Things have been rough around here. Baby E still isn't sleeping (big ole shocker there). I've been sick for, like, forever (really, this is week 3 of this crud, which I think actually is the big, nasty flu 'cause I thought I was going to die for awhile, or at least I wanted to). The time change is causing big problems in the kid's sleep (as in he's been getting up at 5am or earlier, for a couple of weeks now which is - most assuredly - pure awesomeness for his behavior, or the antithesis there of, one of those two). Baby E is into EVERYTHING (garbage, toilet, cabinets, drawers, etc...) and is driving me somewhat mad. Hubby and I have been particularly crabby with each other of late (can't imagine why, but it sure doesn't help with any of the rest of it all). Work is just...grrrrr. The kid's 1st report card came home today and things are not good, y'all (I completely hate that teacher - update on that whole mess to come in the next couple of days, hopefully, if I can get my shit together again long enough to write a blog post that is). And I'm just flippin' exhausted, like all the time. Ah, yes, and to top off this lovely mess with a fun little cherry, I think I'm pms-ing, in a ferociously bad (like worse than I've had since before I started the whole inducing lactation protocol more than 2 years ago) kind of way.

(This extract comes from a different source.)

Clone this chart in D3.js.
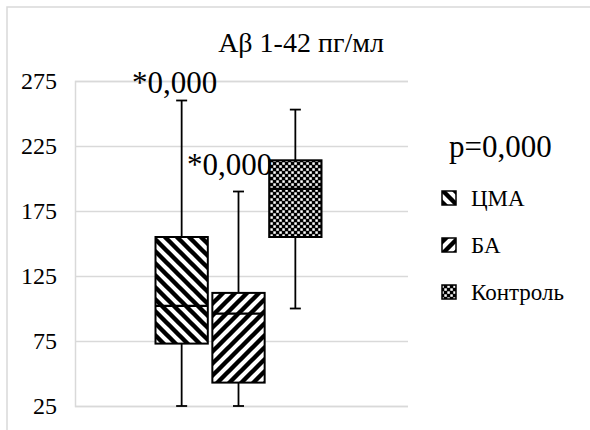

Doesn't that make you wanna come on over to my house? I thought as much. But there's cleaning - dusting in particular - to be done! I thought that might convince you.
Whine session over.
Today's lesson - sometimes things just suck. Sometimes it's really hard to remember that tomorrow (or the tomorrow after tomorrow, or the one after that) will be better. Sometimes it's easy to get stuck in the suckiness. And then something small happens, to remind you in some itty bitty way, that - really - the better is coming. If you can just hold on long enough for it to arrive.